Кира Коваленко: «Связанные надежной цепью, мы не умеем разговаривать друг с другом»

10 июля на Каннском кинофестивале мировая премьера фильма «Разжимая кулаки» ученицы Александра Сокурова

Лариса Малюкова , обозреватель «Новой»
Кира Коваленко. Фото из личного архива

«Разжимая кулаки» — фильм автора, точно понимающего, как сложный замысел превратить в ясное поэтическое высказывание со своим киноязыком, ритмом, атмосферой, погружением в среду. Во время и место. Итак, знакомьтесь и запоминайте имя — Кира Коваленко.

о чем фильм

Северная Осетия. Маленький городок Мизур, стиснутый объятиями отвесных скал. У Ады — авторитарный отец с душной заботой. Младший брат Дако страшно привязан к ней, как к матери. Старший Аким сбежал в Ростов из семьи, в анамнезе которой с начала фильма мерцает след неистребимой трагедии. И Аде бы на свободу, но крепкие отцовские объятия замкнуло — не раскрываются. Да и паспорт спрятан в надежном месте.

Повесть взросления. Конфликт поколений. Неустойчивого нового и неизбывного старого. Про то, как любовь выплавляется в кандалы принуждения. Душит и казнит. И при этом остается… любовью. Фильм отчасти продолжает и развивает короткометражную ленту Киры «Они ушли от меня», в центре которой тоже девушка в путах семейных и социальных скреп на пороге взрослости.

На Кинопоиске рейтинг картины, спродюсированной Александром Роднянским, 99%.

— Слышала, вы уехали в горы писать сценарий. На что опирались: тексты, мемуары, газеты? Есть прототипы у ваших героев?

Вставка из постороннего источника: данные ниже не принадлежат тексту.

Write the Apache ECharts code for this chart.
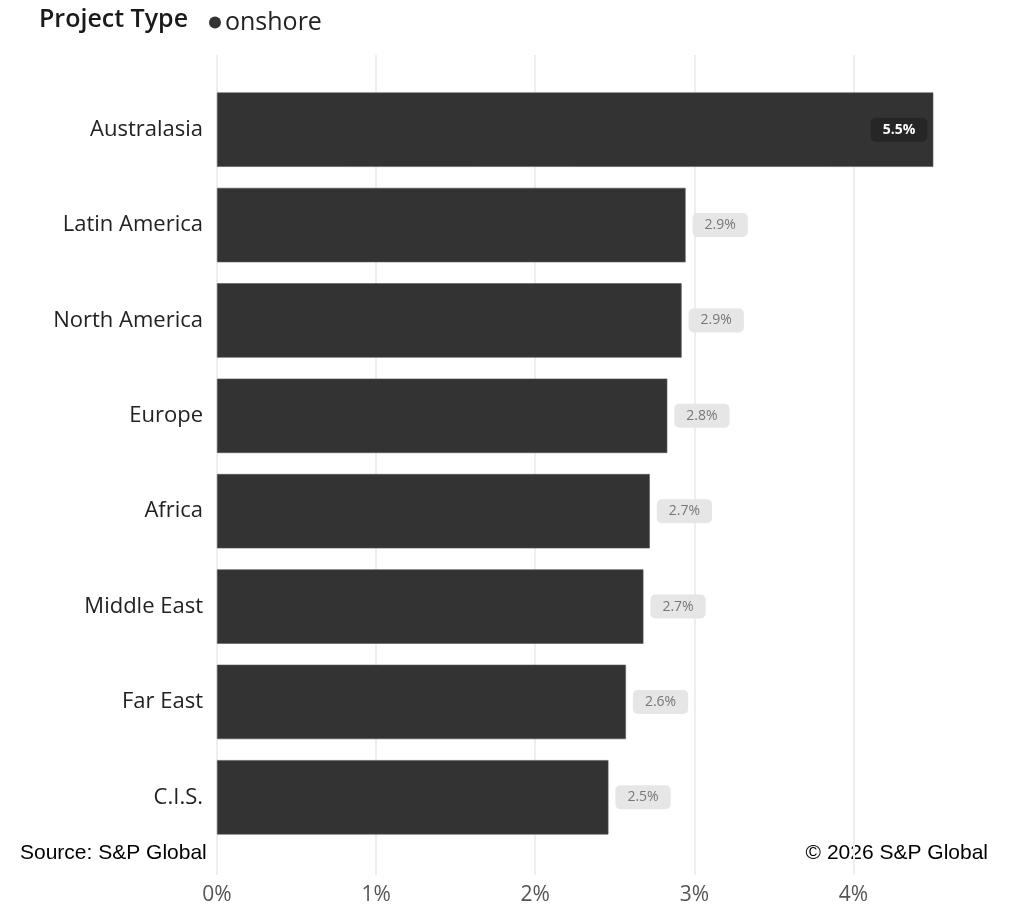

— Это долгая история. После завершения съемок и всей работы над предыдущей картиной «Софичка» я уехала и прожила месяц в горах в одиночестве — хотелось сосредоточиться. Оказалась в месте, похожем на то, что вы увидели в фильме. Поселок Нейтрино в Эльбрусском районе Кабардино-Балкарии. Многоэтажные дома заперты в таком же ущелье, только Баксанском. За этот месяц сложилась основа истории. Хотя нет, поначалу история была другой: мотивированной моим личным опытом. У меня трое братьев и сестра, они наполовину осетины. Наблюдала за ними, за характерами, отношениями. Захотелось сделать фильм… конечно, не буквально о них, но используя опыт многолетнего — в течение всей моей жизни — наблюдения. Та история больше года не могла осуществиться. И в тот момент, когда я получила согласие Александра Ефимовича Роднянского продюсировать фильм, возникло ощущение, что я так долго в этой истории живу, словно уже сняла ее. Сказала Роднянскому, что хочу написать новый сценарий… естественно, многое из предыдущего перешло в него: герои, характеры, имена. Сюжет рождался и зрел постепенно, медленно склеиваясь маленькими пазлами. О прототипах… Вообще, моя настольная книга — «Новая история Мушетты» Бернаноса. В моих персонажах и некоторые герои Фолкнера «откликнулись». Читала много литературы, посвященной отношениям родителей и детей, начиная с письма Франца Кафки к отцу, в которых он осмысливает их сущностный конфликт. В Дагестане был проект: публиковали письма девочек своим отцам, чтобы они могли сказать то, чего не скажешь вслух. Вот из всего этого складывалась постепенно картина.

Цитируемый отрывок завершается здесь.